Harga Resmi | : | Rp. 80.000 |
Harga | : | Rp. 52.000 (35% OFF) |
Ketersediaan | : | Stock di Gudang Supplier |
Format | : | Soft Cover |
ISBN | : | 6027926236 |
ISBN13 | : | 9786027926233 |
Tanggal Terbit | : | 20 April 2016 |
Bahasa | : | Indonesia |
Penerbit | : | Imania |
Halaman | : | 266 |
Dimensi | : | 155 mm x 235 mm |
Perang Bubat tak hanya menyisakan dendam, tapi juga mengubah tatanan. Kerajaan Galuh dipindahkan untuk menyelamatkan Ratu Galuh. Raden Pamanah Rasa lahir di antara pusaran itu. Sebagai Putra Mahkota, ia disiapkan ayahandanya—Prabu Anggalarang—untuk menyongsong takdir: menyatukan Kerajaan Galuh dan Kerajaan Sunda. Raden Pamanah Rasa berdiri di atas obsesi tokoh kontroversi seperti Amuk Murugul. Ia kemudian dipertaruhkan ketika para raja nusantara meminta menjadi mediator menghadapi Portugis yang berwajah ganda—pengusaha yang dipersenjatai, berdagang tapi harus menyebarkan agama.

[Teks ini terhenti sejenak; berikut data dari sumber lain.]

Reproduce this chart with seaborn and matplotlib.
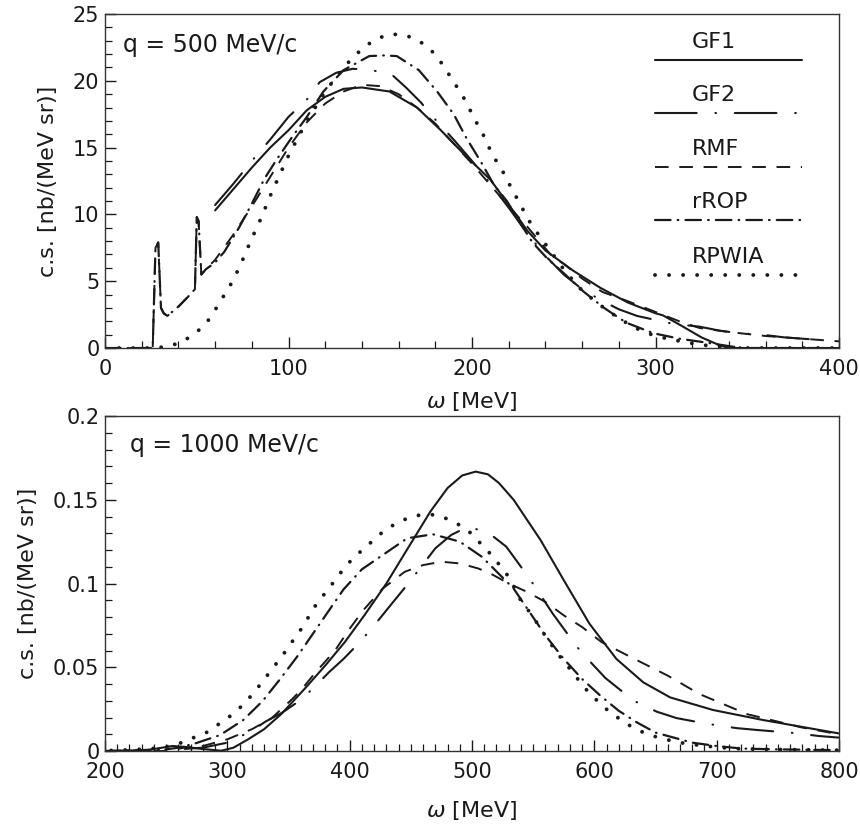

Jauh sebelum itu, kerikil tajam mengadang mulai dari iri dengki kakaknya sampai Perang Cogreg yang menurunkan Rakean Ningrat Kancana dan Rakean Rahyang Kancana dari kedudukan sebagai Ratu dan Resi. Keberhasilan perjalanan Raden Pamanah Rasa adalah ketika mendapat gelar dari Sunan Rumenggong—Sri Paduka Maharaja Prabu Guru Gantangan Sang Sri Jaya Dewata—menandai posisi Rama Agung silih diduduki tiga orang yaitu Mundinglaya, Mundingwangi, dan Mundingsari. Kisah yang tak banyak diungkap dalam sejarah nasional, selain dalam cerita lisan.
***
“Sejarah atau novel, saya tak peduli! Yang penting buku ini sudah membawa dan memberikan wawasan baru mengenai KASUNDAAN pada zaman Pajajaran. Saya mengimbau dan merekomendasikan kepada semua Wangsa Sunda yang peduli akan budayanya dan Kasundaan untuk membacanya. Nuhun, Ki Enang!”
—Ki H. Dr. Iwan Natapradja, Ketua Umum Yayasan Kedubayaan Sawala Kandaga Kalang Sunda Padukuhan Pakujajar, Ciwidey
“Novel karya pengamat kebudayaan Sunda, E. Rokajat Asura, membuktikan bahwa history is stranger than fiction—sejarah lebih ajaib dari fiksi. Kearifan budaya Pasundan yang indah dan adiluhung dihidupkan kembali dalam kisah heroik Raden Pamanah Rasa—Prabu Guru Gantangan Sang Sri Jaya Dewata—sebuah cerita yang memiliki ruh dan jiwa leluhur Parahyangan. A great achievement!”.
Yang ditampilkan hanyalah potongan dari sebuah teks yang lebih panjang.